The appellees insist that a city tax of the city of Bushnell was extended against the appellant on the first assessment made by the assessor which has not been paid or tendered, and that a court of equity will not restrain the collection of the tax upon the additional assessment until this city tax is paid. The collector’s receipt shows the collection of the taxes extended against the appellant for the year 1916, and the collector testified, without objection, that all other taxes except those here in dispute were paid and that there was no other tax against appellant. The county clerk testified, without objection, that no city .tax was extended upon the first assessment, and that all the taxes extended had been paid according to the record. The collector’s book was not in evidence, but Mrs. Swartz, the collector, testified about it, without objection, that under the column “Corporate tax” the figures $46.35 had been erased and that she just collected what was in the book. Until the tax has been extended no obligation rests upon the tax-payer to pay it.

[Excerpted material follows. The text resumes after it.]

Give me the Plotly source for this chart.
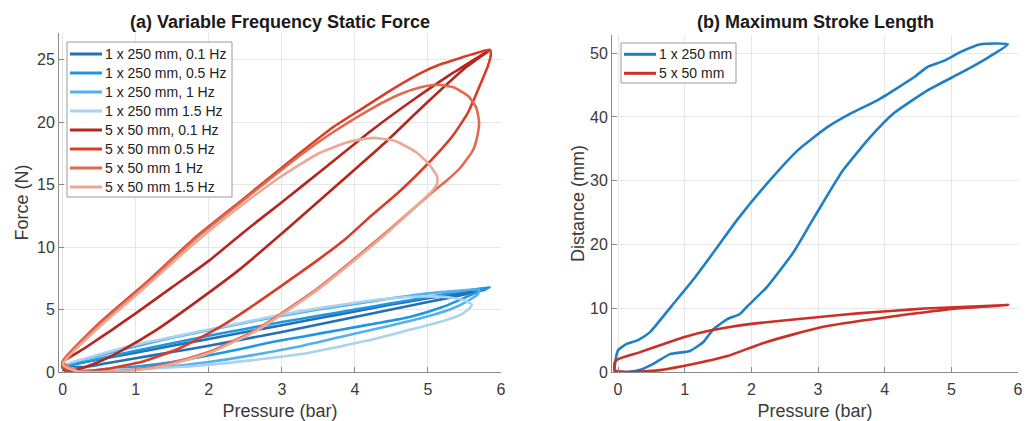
import plotly.graph_objects as go

# ---------------- Data ----------------
# Panel (a): Force (N) vs Pressure (bar); closed hysteresis loops
labels_a = ["1 x 250 mm, 0.1 Hz", "1 x 250 mm, 0.5 Hz", "1 x 250 mm, 1 Hz", "1 x 250 mm 1.5 Hz",
            "5 x 50 mm, 0.1 Hz", "5 x 50 mm 0.5 Hz", "5 x 50 mm 1 Hz", "5 x 50 mm 1.5 Hz"]

b01_p = [0, 0.5, 1, 1.5, 2, 2.5, 3, 3.5, 4, 4.5, 5, 5.4, 5.8, 5.5, 5, 4.5, 4, 3.5, 3, 2.5, 2, 1.5, 1, 0.6, 0.3, 0]
b01_f = [0.45, 1.0, 1.55, 2.1, 2.65, 3.2, 3.75, 4.3, 4.85, 5.4, 5.9, 6.25, 6.6, 6.2, 5.6, 5.0, 4.4, 3.8, 3.2, 2.65, 2.1, 1.6, 1.1, 0.7, 0.4, 0.45]

b05_p = [0, 0.5, 1, 1.5, 2, 2.5, 3, 3.5, 4, 4.5, 5, 5.5, 5.85, 5.75, 5.6, 5.2, 4.75, 4.3, 3.79, 3.3, 2.87, 2.4, 1.97, 1.5, 1.05, 0.6, 0.3, 0]
b05_f = [0.4, 1.05, 1.7, 2.3, 2.9, 3.45, 4.0, 4.5, 5.0, 5.5, 6.0, 6.5, 6.8, 6.6, 6.2, 5.2, 4.4, 3.9, 3.37, 2.85, 2.4, 1.8, 1.3, 0.8, 0.45, 0.2, 0.1, 0.2]

b10_p = [0, 0.5, 1, 1.5, 2, 2.5, 3, 3.5, 4, 4.5, 5, 5.4, 5.7, 5.68, 5.55, 5.3, 4.9, 4.4, 3.8, 3.2, 2.6, 2.0, 1.4, 0.8, 0.3, 0]
b10_f = [0.5, 1.3, 2.05, 2.75, 3.35, 3.95, 4.5, 5.0, 5.45, 5.9, 6.3, 6.5, 6.6, 6.2, 5.7, 5.0, 4.3, 3.6, 2.8, 2.0, 1.35, 0.8, 0.4, 0.2, 0.15, 0.5]

b15_p = [0, 0.5, 1, 1.5, 2, 2.5, 3, 3.5, 4, 4.5, 4.9, 5.25, 5.5, 5.6, 5.57, 5.45, 5.16, 4.7, 4.24, 3.8, 3.34, 2.6, 1.97, 1.3, 0.6, 0.25, 0]
b15_f = [0.5, 1.4, 2.2, 2.8, 3.4, 4.0, 4.6, 5.1, 5.55, 5.9, 6.05, 6.0, 5.75, 5.4, 5.1, 4.6, 4.0, 3.3, 2.6, 2.05, 1.5, 0.95, 0.56, 0.3, 0.15, 0.15, 0.5]

r01_p = [0, 0.3, 0.68, 1.0, 1.5, 2.0, 2.52, 3.0, 3.6, 4.24, 4.8, 5.3, 5.6, 5.85,
         5.5, 4.92, 4.4, 3.8, 3.06, 2.42, 1.8, 1.29, 0.8, 0.45, 0.2, 0.05, 0, 0]
r01_f = [0.8, 1.9, 3.4, 4.7, 6.8, 8.9, 11.4, 13.6, 16.4, 19.4, 21.8, 23.8, 24.9, 25.8,
         24.3, 21.2, 18.3, 15.2, 11.4, 8.2, 5.5, 3.4, 1.7, 0.7, 0.2, 0.05, 0.3, 0.8]

r05_p = [0, 0.5, 1.19, 1.8, 2.46, 3.24, 3.7, 4.1, 4.5, 4.92, 5.2, 5.47, 5.7, 5.85,
         5.86, 5.82, 5.7, 5.55, 5.35, 5.1, 4.85, 4.58, 4.2, 3.9, 3.5, 2.97, 2.5, 2.15, 1.6, 1.1, 0.6, 0.25, 0.05, 0]
r05_f = [0.8, 3.9, 7.4, 10.7, 13.8, 17.5, 19.6, 21.1, 22.6, 24.0, 24.7, 25.2, 25.6, 25.8,
         25.4, 24.5, 22.8, 20.8, 19.0, 17.3, 15.8, 14.3, 12.4, 10.8, 9.0, 6.8, 4.9, 3.6, 1.9, 0.85, 0.25, 0.05, 0.1, 0.8]

r10_p = [0, 0.5, 1.19, 1.8, 2.46, 3.24, 3.7, 4.2, 4.6, 4.9, 5.12, 5.35, 5.55, 5.66, 5.7,
         5.68, 5.62, 5.45, 5.25, 5.06, 4.47, 3.9, 3.47, 2.65, 2.0, 1.4, 1.0, 0.5, 0.2, 0]
r10_f = [0.8, 3.8, 7.3, 10.6, 13.7, 17.3, 19.2, 21.0, 22.2, 22.8, 23.0, 22.8, 22.1, 21.2, 20.0,
         19.0, 17.8, 16.4, 15.3, 14.4, 11.4, 8.6, 6.6, 3.4, 1.6, 0.6, 0.2, 0.0, 0.05, 0.8]

r15_p = [0, 0.5, 1.19, 1.8, 2.46, 3.0, 3.5, 3.9, 4.24, 4.55, 4.84, 5.02, 5.13, 5.12,
         5.06, 4.47, 3.9, 3.47, 2.65, 2.0, 1.4, 1.0, 0.5, 0.2, 0]
r15_f = [0.6, 3.6, 7.1, 10.3, 13.4, 15.7, 17.5, 18.4, 18.75, 18.5, 17.6, 16.6, 15.6, 15.0,
         14.5, 11.3, 8.5, 6.5, 3.3, 1.5, 0.5, 0.15, 0.0, 0.05, 0.6]

# Panel (b): Distance (mm) vs Pressure (bar)
labels_b = ["1 x 250 mm", "5 x 50 mm"]
s250_p = [-0.05, -0.04, 0.0, 0.13, 0.3, 0.48, 0.8, 1.13, 1.45, 1.79, 2.29, 2.7, 3.14, 3.5, 3.89, 4.2, 4.45,
          4.65, 4.89, 5.14, 5.44, 5.85,
          5.5, 5.14, 4.65, 4.14, 3.79, 3.38, 3.1, 2.9, 2.63, 2.24, 1.94, 1.83, 1.64, 1.43, 1.28, 1.08, 0.78,
          0.55, 0.35, 0.13, -0.05]
s250_d = [0.0, 1.6, 3.4, 4.4, 5.0, 6.25, 10.3, 14.5, 19.0, 23.9, 30.2, 34.8, 38.4, 40.6, 42.6, 44.6, 46.3,
          47.9, 48.8, 50.2, 51.4, 51.4,
          49.0, 46.9, 44.2, 40.6, 36.9, 31.7, 27.0, 23.5, 18.75, 13.4, 10.3, 9.1, 8.3, 6.7, 4.7, 3.3, 2.8,
          1.4, 0.4, 0.0, 0.0]

s50_p = [-0.05, 0.0, 0.3, 0.63, 1.0, 1.38, 1.7, 2.14, 2.6, 3.14, 3.6, 4.14, 4.6, 5.14, 5.5, 5.85,
         5.14, 4.14, 3.14, 2.63, 2.14, 1.64, 1.13, 0.63, 0.3, 0.13, -0.05, -0.05]
s50_d = [1.5, 2.0, 3.0, 4.2, 5.5, 6.5, 7.1, 7.7, 8.2, 8.75, 9.2, 9.6, 9.95, 10.2, 10.35, 10.5,
         10.0, 8.75, 7.2, 5.9, 4.4, 2.5, 1.25, 0.3, 0.05, 0.0, 0.3, 1.5]

x_ticks = [0, 1, 2, 3, 4, 5, 6]
force_ticks = [0, 5, 10, 15, 20, 25]
dist_ticks = [0, 10, 20, 30, 40, 50]

# ---------------- Styles ----------------
colors_a = ["#2271b5", "#1f96e2", "#55b1ea", "#a9d3f0",
            "#b5261e", "#d83d28", "#e1694f", "#eaa995"]
colors_b = ["#1f7fc6", "#cc2f26"]
FONT = "Liberation Sans, Arial, sans-serif"
LW = 2.6
W, H = 1035, 421


def px(x):
    return x / W


def py(y):
    return 1 - y / H


loops_a = [(b01_p, b01_f), (b05_p, b05_f), (b10_p, b10_f), (b15_p, b15_f),
           (r01_p, r01_f), (r05_p, r05_f), (r10_p, r10_f), (r15_p, r15_f)]

fig = go.Figure()
for (p, f), name, c in zip(loops_a, labels_a, colors_a):
    fig.add_trace(go.Scatter(x=p, y=f, mode="lines", name=name, showlegend=False,
                             line=dict(color=c, width=LW, shape="spline", smoothing=0.5),
                             xaxis="x", yaxis="y"))

for (p, d), name, c in zip([(s250_p, s250_d), (s50_p, s50_d)], labels_b, colors_b):
    fig.add_trace(go.Scatter(x=p, y=d, mode="lines", name=name, showlegend=False,
                             line=dict(color=c, width=LW, shape="spline", smoothing=0.5),
                             xaxis="x2", yaxis="y2"))

# ---------------- Legends (boxed, MATLAB-style) ----------------
shapes = []
annotations = []


def add_legend(names, colors, left, top, right, bottom, first_y, step):
    shapes.append(dict(type="rect", xref="paper", yref="paper",
                       x0=px(left), x1=px(right), y0=py(bottom), y1=py(top),
                       line=dict(color="#9a9a9a", width=1), fillcolor="white", layer="above"))
    for i, (n, c) in enumerate(zip(names, colors)):
        yy = first_y + i * step
        shapes.append(dict(type="line", xref="paper", yref="paper",
                           x0=px(left + 3), x1=px(left + 35), y0=py(yy), y1=py(yy),
                           line=dict(color=c, width=3), layer="above"))
        annotations.append(dict(text=n, xref="paper", yref="paper", x=px(left + 36), y=py(yy),
                                xanchor="left", yanchor="middle", showarrow=False,
                                font=dict(family=FONT, size=14, color="#222222")))


add_legend(labels_a, colors_a, 67, 42, 232, 197, 54, 19.0)
add_legend(labels_b, colors_b, 621, 43, 736, 83, 54.3, 19.0)

annotations += [
    dict(text="<b>(a) Variable Frequency Static Force</b>", xref="paper", yref="paper",
         x=px(280), y=py(22), xanchor="center", yanchor="middle", showarrow=False,
         font=dict(family=FONT, size=18, color="#1a1a1a")),
    dict(text="<b>(b) Maximum Stroke Length</b>", xref="paper", yref="paper",
         x=px(815), y=py(22), xanchor="center", yanchor="middle", showarrow=False,
         font=dict(family=FONT, size=18, color="#1a1a1a")),
]

axis_common = dict(showgrid=True, gridcolor="#e6e6e6", gridwidth=1, zeroline=False,
                   showline=True, linecolor="#8a8a8a", linewidth=1, automargin=False,
                   ticks="inside", ticklen=5, tickcolor="#8a8a8a",
                   tickfont=dict(family=FONT, size=16, color="#3a3a3a"),
                   title_font=dict(family=FONT, size=18, color="#3a3a3a"))

fig.update_layout(
    width=W, height=H,
    margin=dict(l=0, r=0, t=0, b=0),
    paper_bgcolor="white", plot_bgcolor="white",
    font=dict(family=FONT, color="#333333"),
    showlegend=False,
    xaxis=dict(domain=[px(59), px(501)], range=[-0.05, 6.0], tickvals=x_ticks,
               ticklabelstandoff=3,
               title=dict(text="Pressure (bar)", standoff=14), anchor="y", **axis_common),
    yaxis=dict(domain=[py(372), py(33)], range=[0, 27.15], tickvals=force_ticks,
               title=dict(text="Force (N)", standoff=3), anchor="x", **axis_common),
    xaxis2=dict(domain=[px(612), px(1018)], range=[-0.09, 6.0], tickvals=x_ticks,
                ticklabelstandoff=3,
                title=dict(text="Pressure (bar)", standoff=14), anchor="y2", **axis_common),
    yaxis2=dict(domain=[py(372), py(35)], range=[0, 52.85], tickvals=dist_ticks,
                title=dict(text="Distance (mm)", standoff=0), anchor="x2", **axis_common),
    shapes=shapes,
    annotations=annotations,
)

fig.write_html("out.html", config={"displayModeBar": False},
               post_script="document.body.style.margin='0';document.body.style.overflow='hidden';")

The record contains no certificate of evidence, and appellees insist that the decree, which denied the relief prayed for, cannot be reversed unless it appears that the evidence was such as to entitle the appellant to relief, and to do this the whole evidence must be preserved or it will be presumed that there was evidence which justified the decree. The *114decree shows that the hearing was upon the pleadings and the report by the master of the evidence and of his findings of fact and conclusions of law and the exceptions of the appellees. Therefore no certificate of evidence was necessary. When a cause is referred to a master in chancery to report conclusions of law and fact all the evidence must be introduced before him, and upon the hearing of exceptions to his report or the hearing of the cause no other evidence will be heard. The report of the master is a part of the record without any certificate of evidence.

The decree will be reversed and the cause will be remanded, with directions to enter a decree perpetually enjoining the collection of the tax.

Reversed and remanded, with directions.